** start of Input material **

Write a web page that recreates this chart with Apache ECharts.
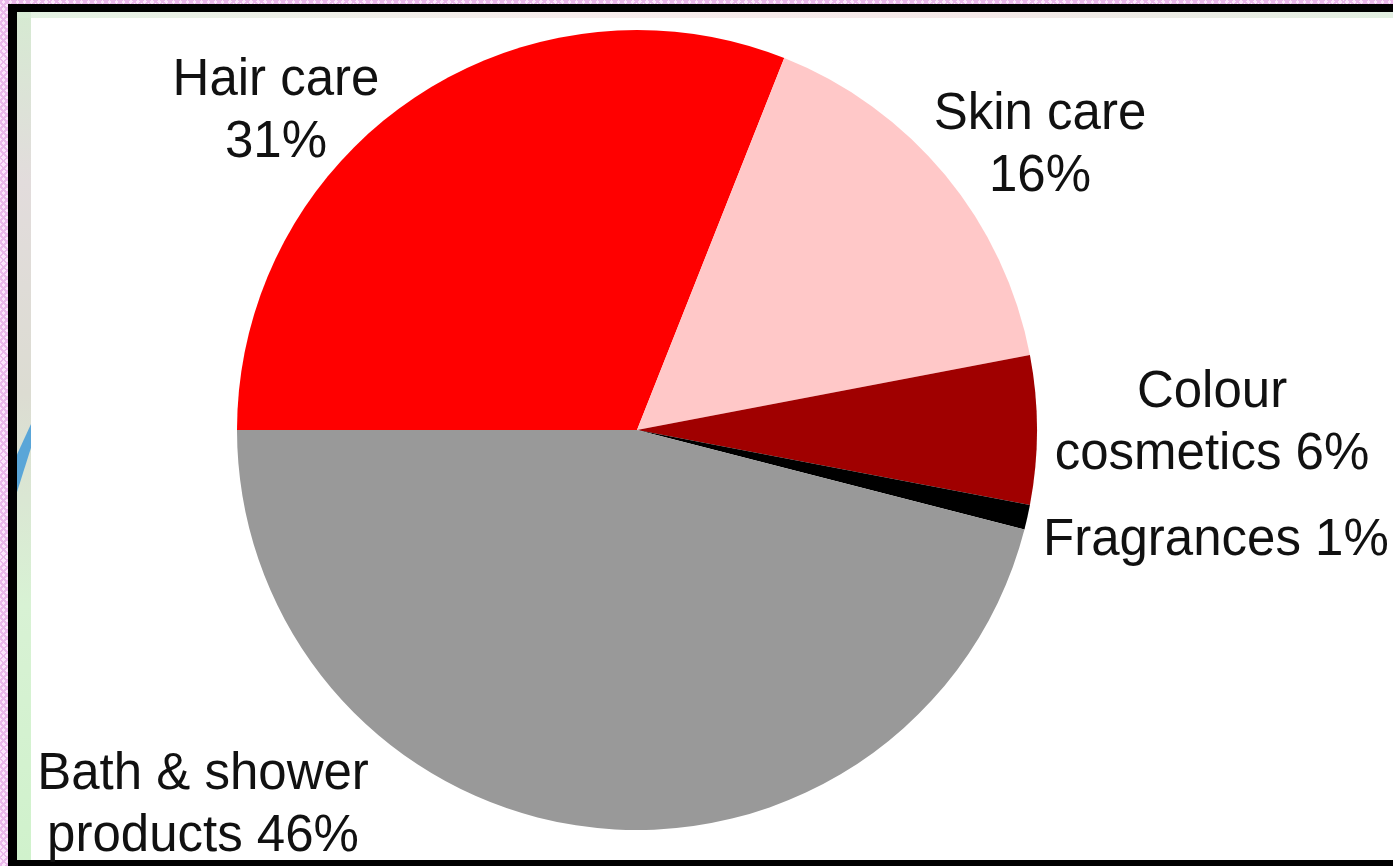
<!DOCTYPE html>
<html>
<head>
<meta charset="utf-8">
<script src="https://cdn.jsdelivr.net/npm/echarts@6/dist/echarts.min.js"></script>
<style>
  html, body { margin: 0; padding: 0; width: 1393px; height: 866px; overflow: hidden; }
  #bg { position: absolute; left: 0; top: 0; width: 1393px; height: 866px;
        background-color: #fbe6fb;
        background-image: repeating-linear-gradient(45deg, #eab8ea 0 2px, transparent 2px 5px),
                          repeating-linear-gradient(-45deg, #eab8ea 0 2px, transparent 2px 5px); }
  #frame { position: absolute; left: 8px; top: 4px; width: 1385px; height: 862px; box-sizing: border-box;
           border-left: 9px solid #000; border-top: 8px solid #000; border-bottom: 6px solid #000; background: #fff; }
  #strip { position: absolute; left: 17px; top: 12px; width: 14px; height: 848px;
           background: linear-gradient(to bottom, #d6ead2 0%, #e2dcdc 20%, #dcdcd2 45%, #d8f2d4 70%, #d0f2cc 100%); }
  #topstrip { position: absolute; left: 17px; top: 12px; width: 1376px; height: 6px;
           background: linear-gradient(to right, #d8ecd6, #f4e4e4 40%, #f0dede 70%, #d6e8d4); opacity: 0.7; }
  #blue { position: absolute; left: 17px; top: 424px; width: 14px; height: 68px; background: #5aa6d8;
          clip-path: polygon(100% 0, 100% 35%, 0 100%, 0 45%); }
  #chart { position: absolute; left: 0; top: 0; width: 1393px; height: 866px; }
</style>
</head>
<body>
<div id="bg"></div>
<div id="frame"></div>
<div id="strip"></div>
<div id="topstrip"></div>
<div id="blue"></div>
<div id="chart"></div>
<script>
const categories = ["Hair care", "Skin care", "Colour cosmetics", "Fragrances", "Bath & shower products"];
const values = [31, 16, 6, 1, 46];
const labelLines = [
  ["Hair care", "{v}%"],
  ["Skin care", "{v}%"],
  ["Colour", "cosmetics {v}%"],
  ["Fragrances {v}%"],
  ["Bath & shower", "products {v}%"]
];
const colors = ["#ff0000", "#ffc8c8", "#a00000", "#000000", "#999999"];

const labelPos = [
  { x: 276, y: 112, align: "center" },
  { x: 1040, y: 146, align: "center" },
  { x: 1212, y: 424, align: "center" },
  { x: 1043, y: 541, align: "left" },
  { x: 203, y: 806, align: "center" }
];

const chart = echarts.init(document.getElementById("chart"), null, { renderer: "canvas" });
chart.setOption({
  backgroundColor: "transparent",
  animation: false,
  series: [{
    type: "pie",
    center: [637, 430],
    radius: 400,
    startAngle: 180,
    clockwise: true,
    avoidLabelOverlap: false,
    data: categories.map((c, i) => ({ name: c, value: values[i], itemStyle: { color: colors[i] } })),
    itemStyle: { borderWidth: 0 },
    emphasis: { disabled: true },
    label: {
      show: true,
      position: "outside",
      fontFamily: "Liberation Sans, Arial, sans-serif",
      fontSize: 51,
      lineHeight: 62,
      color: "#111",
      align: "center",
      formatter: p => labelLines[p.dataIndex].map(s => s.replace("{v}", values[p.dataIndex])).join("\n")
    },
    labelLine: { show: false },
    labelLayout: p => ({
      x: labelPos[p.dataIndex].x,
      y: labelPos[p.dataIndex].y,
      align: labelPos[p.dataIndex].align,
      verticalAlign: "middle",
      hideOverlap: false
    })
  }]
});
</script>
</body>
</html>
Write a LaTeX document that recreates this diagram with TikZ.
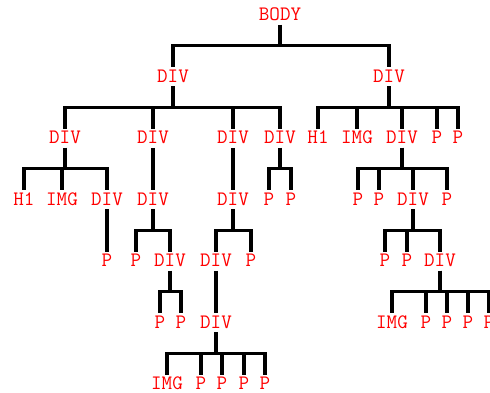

** end of Input material **

• What the exercise asks: Restate each of the entries above word for word and skip every image.

• Task solution:
Write a web page that recreates this chart with Apache ECharts.
<!DOCTYPE html>
<html>
<head>
<meta charset="utf-8">
<script src="https://cdn.jsdelivr.net/npm/echarts@6/dist/echarts.min.js"></script>
<style>
  html, body { margin: 0; padding: 0; width: 1393px; height: 866px; overflow: hidden; }
  #bg { position: absolute; left: 0; top: 0; width: 1393px; height: 866px;
        background-color: #fbe6fb;
        background-image: repeating-linear-gradient(45deg, #eab8ea 0 2px, transparent 2px 5px),
                          repeating-linear-gradient(-45deg, #eab8ea 0 2px, transparent 2px 5px); }
  #frame { position: absolute; left: 8px; top: 4px; width: 1385px; height: 862px; box-sizing: border-box;
           border-left: 9px solid #000; border-top: 8px solid #000; border-bottom: 6px solid #000; background: #fff; }
  #strip { position: absolute; left: 17px; top: 12px; width: 14px; height: 848px;
           background: linear-gradient(to bottom, #d6ead2 0%, #e2dcdc 20%, #dcdcd2 45%, #d8f2d4 70%, #d0f2cc 100%); }
  #topstrip { position: absolute; left: 17px; top: 12px; width: 1376px; height: 6px;
           background: linear-gradient(to right, #d8ecd6, #f4e4e4 40%, #f0dede 70%, #d6e8d4); opacity: 0.7; }
  #blue { position: absolute; left: 17px; top: 424px; width: 14px; height: 68px; background: #5aa6d8;
          clip-path: polygon(100% 0, 100% 35%, 0 100%, 0 45%); }
  #chart { position: absolute; left: 0; top: 0; width: 1393px; height: 866px; }
</style>
</head>
<body>
<div id="bg"></div>
<div id="frame"></div>
<div id="strip"></div>
<div id="topstrip"></div>
<div id="blue"></div>
<div id="chart"></div>
<script>
const categories = ["Hair care", "Skin care", "Colour cosmetics", "Fragrances", "Bath & shower products"];
const values = [31, 16, 6, 1, 46];
const labelLines = [
  ["Hair care", "{v}%"],
  ["Skin care", "{v}%"],
  ["Colour", "cosmetics {v}%"],
  ["Fragrances {v}%"],
  ["Bath & shower", "products {v}%"]
];
const colors = ["#ff0000", "#ffc8c8", "#a00000", "#000000", "#999999"];

const labelPos = [
  { x: 276, y: 112, align: "center" },
  { x: 1040, y: 146, align: "center" },
  { x: 1212, y: 424, align: "center" },
  { x: 1043, y: 541, align: "left" },
  { x: 203, y: 806, align: "center" }
];

const chart = echarts.init(document.getElementById("chart"), null, { renderer: "canvas" });
chart.setOption({
  backgroundColor: "transparent",
  animation: false,
  series: [{
    type: "pie",
    center: [637, 430],
    radius: 400,
    startAngle: 180,
    clockwise: true,
    avoidLabelOverlap: false,
    data: categories.map((c, i) => ({ name: c, value: values[i], itemStyle: { color: colors[i] } })),
    itemStyle: { borderWidth: 0 },
    emphasis: { disabled: true },
    label: {
      show: true,
      position: "outside",
      fontFamily: "Liberation Sans, Arial, sans-serif",
      fontSize: 51,
      lineHeight: 62,
      color: "#111",
      align: "center",
      formatter: p => labelLines[p.dataIndex].map(s => s.replace("{v}", values[p.dataIndex])).join("\n")
    },
    labelLine: { show: false },
    labelLayout: p => ({
      x: labelPos[p.dataIndex].x,
      y: labelPos[p.dataIndex].y,
      align: labelPos[p.dataIndex].align,
      verticalAlign: "middle",
      hideOverlap: false
    })
  }]
});
</script>
</body>
</html>
Write a LaTeX document that recreates this diagram with TikZ.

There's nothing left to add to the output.